Die App zeigt außerdem die nächstgelegene dienstbereite Apotheke. Zusätzlich gibt es eine Medikationsliste, einen Wechselwirkungscheck und Beipackzettel zu mehr als 77.000 Arzneimitteln. Der Scanner erkennt Arzneimittel und kann detaillierte Informationen über jedes Medikament abrufen. Inklusive sind zudem Gesundheits-News, ein Heilpflanzen- und Laborwerte-Lexikon. Allein im „Playstore“ wurde die App mehr als 500.000 mal heruntergeladen.
Auch Bestelldienste tummeln sich im App-Markt: Bei Ordermed lässt sich per Handy das Rezept beim Arzt und das Medikament in der Apotheke vorbestellen. Mehr als 1000 mal wurde die Anwendung bei Google heruntergeladen. Für Apotheken kostet die Mitgliedschaft bei Ordermed 53 Euro pro Monat. Außerdem werden 35 bis 50 Cent für jede Arzneimittel-Bestellung fällig, die ein Kunde online auslöst.
Pillentaxi hat noch keine mobile Anwendung, das muss aber nicht so bleiben: „Wir programmieren gerade eine neue Seite für Endkunden. Da ist eine App-Entwicklung zur reinen Information und zum Finden der nächstgelegenen Pillentaxi-Apotheke durchaus Gesprächsgegenstand“, so ein Sprecher.
Viele Versandapotheken halten sich dagegen noch zurück: Die Deutsche Internetapotheke etwa beobachtet den Markt noch: „Momentan ist es aus unserer Erfahrung so, dass Arzneimittel in der Regel über stationäre Rechner beziehungsweise Tablets bestellt werden“, sagt ein Sprecher. Auch die Versandapotheken easy-apotheke und Apo-Rot setzen noch nicht auf mobile Anwendungen.
Sanicare kommt ebenfalls ohne App aus, die Nachfrage sei gering, sagt eine Sprecherin. Jedoch sieht die Versandapotheke die mobilen Anwendungen langfristig als eine Möglichkeit für Entwicklungspotenziale. DocMorris arbeitet derzeit an einer App, die in diesem Jahr auf den Markt kommen soll. Die „Mobile Pharmacy“ soll unter anderem ein persönliches Kundenkonto, ein Medikationsmaganement und Kontakt zum Apotheker bieten.

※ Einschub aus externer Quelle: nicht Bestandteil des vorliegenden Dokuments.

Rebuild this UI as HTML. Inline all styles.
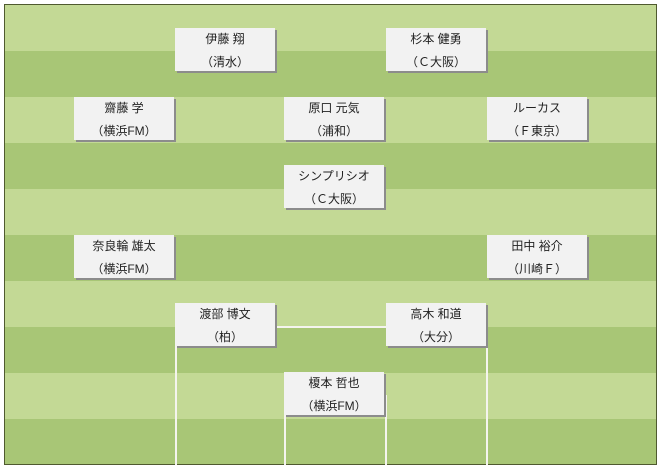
<!DOCTYPE html>
<html><head><meta charset="utf-8"><style>
body{margin:0;width:661px;height:471px;background:#fff;position:relative;overflow:hidden;font-family:"Liberation Sans","Noto Sans CJK JP",sans-serif}
#f{position:absolute;left:4px;top:4px;width:651px;height:459px;border:1px solid #4f5a2f;
background:repeating-linear-gradient(to bottom,#c3d995 0,#c3d995 46px,#a8c676 46px,#a8c676 92px)}
.l{position:absolute;background:#f4f4ee}
.b{position:absolute;width:100px;height:43px;background:#f2f2f2;box-shadow:2px 2px 0 #8c8c8c;font-size:12px;color:#222;text-align:center;line-height:23px;padding-top:0}
</style></head><body>
<div id="f"></div>
<div class="l" style="left:175px;top:326px;width:312px;height:2px"></div>
<div class="l" style="left:175px;top:326px;width:2px;height:139px"></div>
<div class="l" style="left:486px;top:326px;width:2px;height:139px"></div>
<div class="l" style="left:284px;top:395px;width:2px;height:70px"></div>
<div class="l" style="left:385px;top:395px;width:2px;height:70px"></div>
<div class="b" style="left:175px;top:28px">伊藤 翔<br>（清水）</div>
<div class="b" style="left:386px;top:28px">杉本 健勇<br>（Ｃ大阪）</div>
<div class="b" style="left:74px;top:97px">齋藤 学<br>（横浜FM）</div>
<div class="b" style="left:284px;top:97px">原口 元気<br>（浦和）</div>
<div class="b" style="left:487px;top:97px">ルーカス<br>（Ｆ東京）</div>
<div class="b" style="left:284px;top:165px">シンプリシオ<br>（Ｃ大阪）</div>
<div class="b" style="left:74px;top:235px">奈良輪 雄太<br>（横浜FM）</div>
<div class="b" style="left:487px;top:235px">田中 裕介<br>（川崎Ｆ）</div>
<div class="b" style="left:175px;top:303px">渡部 博文<br>（柏）</div>
<div class="b" style="left:386px;top:303px">高木 和道<br>（大分）</div>
<div class="b" style="left:284px;top:372px">榎本 哲也<br>（横浜FM）</div>
</body></html>
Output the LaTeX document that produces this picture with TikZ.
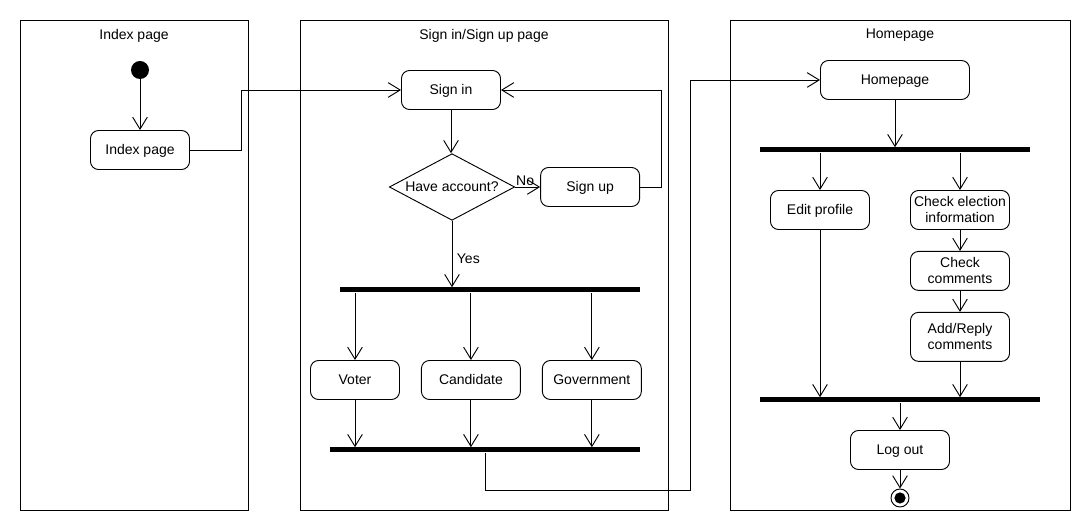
\documentclass[tikz,border=0pt]{standalone}
\usepackage{fontspec}
\setmainfont{Liberation Sans}
\usepackage{tikz}
\usetikzlibrary{positioning,arrows.meta,shapes.geometric}
\tikzset{
  line/.style={-{Straight Barb[length=9pt,width=11pt]}, line width=0.7pt},
  box/.style={draw, line width=0.7pt, rounded corners=6pt, align=center, inner sep=1.5pt,
    minimum width=74.25pt, minimum height=29.25pt, text depth=0.6pt},
  narrowbox/.style={box, minimum width=66.75pt},
  widebox/.style={box, minimum width=111.75pt},
  tallbox/.style={box, minimum height=36.75pt},
  decision/.style={draw, line width=0.7pt, diamond, aspect=1.87, inner sep=0pt,
    minimum width=94pt, minimum height=50pt},
  bar/.style={fill=black, inner sep=0pt, minimum height=3.75pt},
  panel/.style={draw, line width=0.7pt, minimum height=367.5pt, inner sep=0pt},
  title/.style={inner sep=3pt},
  startnode/.style={circle, fill=black, inner sep=0pt, minimum size=13.5pt},
  endnode/.style={circle, draw, line width=0.7pt, inner sep=0pt, minimum size=13.5pt,
    path picture={\fill (path picture bounding box.center) circle (4.2pt);}}
}
\begin{document}
\begin{tikzpicture}[x=0.75pt, y=-0.75pt, font=\fontsize{10.5}{12.5}\selectfont]
  \useasboundingbox (0,0) rectangle (1090,530);

  % swimlanes
  \node[panel, minimum width=171pt] (lane1) at (134,265) {};
  \node[panel, minimum width=276pt] (lane2) at (484,265) {};
  \node[panel, minimum width=255pt] (lane3) at (900,265) {};
  \node[title, below=4pt of lane1.north] {Index page};
  \node[title, below=4pt of lane2.north] {Sign in/Sign up page};
  \node[title, below=4pt of lane3.north] {Homepage};

  % index page
  \node[startnode] (start) at (140,70) {};
  \node[box] (index) at (140,150) {Index page};

  % sign in / sign up
  \node[box] (signin) at (451,90) {Sign in};
  \node[decision] (account) at (452,187) {Have account?};
  \node[box, right=18.75pt of account] (signup) {Sign up};
  \node[bar, minimum width=225pt] (fork1) at (490,290) {};
  \node[narrowbox] (voter) at (355,380) {Voter};
  \node[box, right=15.75pt of voter] (candidate) {Candidate};
  \node[box, right=15.75pt of candidate] (government) {Government};
  \node[bar, minimum width=232.5pt] (join1) at (485,450) {};

  % homepage
  \node[widebox] (homepage) at (895,80) {Homepage};
  \node[bar, minimum width=202.5pt] (fork2) at (895,150) {};
  \node[box] (edit) at (820,210) {Edit profile};
  \node[box] (checkinfo) at (960,210) {Check election\\information};
  \node[box, below=15.75pt of checkinfo] (checkcom) {Check\\comments};
  \node[tallbox, below=15.75pt of checkcom] (addreply) {Add/Reply\\comments};
  \node[bar, minimum width=210pt] (join2) at (900,400) {};
  \node[box] (logout) at (900,450) {Log out};
  \node[endnode] (end) at (900,498) {};

  \draw[line] (start) -- (index);
  \draw[line] (index.east) -- ++(51,0) |- (signin.west);
  \draw[line] (signin.south) -- (signin.south |- account.north);
  \draw[line] (account) -- node[above, pos=0.4, inner sep=0.5pt] {No} (signup);
  \draw[line] (signup.east) -- ++(21,0) |- (signin.east);
  \draw[line] (account.south) -- node[right, pos=0.57] {Yes} (account.south |- fork1.north);
  \foreach \role in {voter,candidate,government} {
    \draw[line] (fork1.south -| \role.north) -- (\role.north);
    \draw[line] (\role.south) -- (\role.south |- join1.north);
  }
  \draw[line] (join1.south) |- ++(205,38) |- (homepage.west);

  \draw[line] (homepage.south) -- (homepage.south |- fork2.north);
  \draw[line] (fork2.south -| edit.north) -- (edit.north);
  \draw[line] (fork2.south -| checkinfo.north) -- (checkinfo.north);
  \draw[line] (checkinfo) -- (checkcom);
  \draw[line] (checkcom) -- (addreply);
  \draw[line] (edit.south) -- (edit.south |- join2.north);
  \draw[line] (addreply.south) -- (addreply.south |- join2.north);
  \draw[line] (join2.south) -- (logout.north);
  \draw[line] (logout) -- (end);
\end{tikzpicture}
\end{document}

Der Pharmazeut soll über Chat oder Video befragt werden können.
Einige Versandapotheken bieten Apps schon jetzt an, die werden aber vergleichsweise wenig genutzt. Die beliebtesten darunter sind mit bislang jeweils mehr als 10.000 Downloads die Apps von Mycare, Medpex und Apodiscounter. Schon seit 2011 hat Mycare seinen mobilen Service auf dem Markt. Aus einem Sortiment von 50.000 OTC-Artikeln können Nutzer bestellen und Informationen zu Beipackzetteln einsehen. Die Scan-Funktion der App stieß bei Nutzern auf Kritik.
Bei Medpex, mit eigener App seit 2013 auf dem Markt, lassen sich auch Rx-Arzneimittel bestellen. Die App bietet außerdem Anwendungshinweise und Informationen zu Nebenwirkungen. Außerdem gibt es eine Scan- und eine Merkzettelfunktion.
Ebenfalls seit 2011 ist die App Apodiscounter auf dem Markt, die unter anderem mit Lieferung innerhalb von 24 Stunden wirbt. Bei der Bio-Apotheke, die ebenfalls über eine App verkauft, überlegt man derweil, die Website auf das sogenannte „responsive design“ umzustellen. Damit passt sich die Seite entsprechend jeder Bildschirmgröße an. Die mobile Anwendung würde dann wieder eingestellt.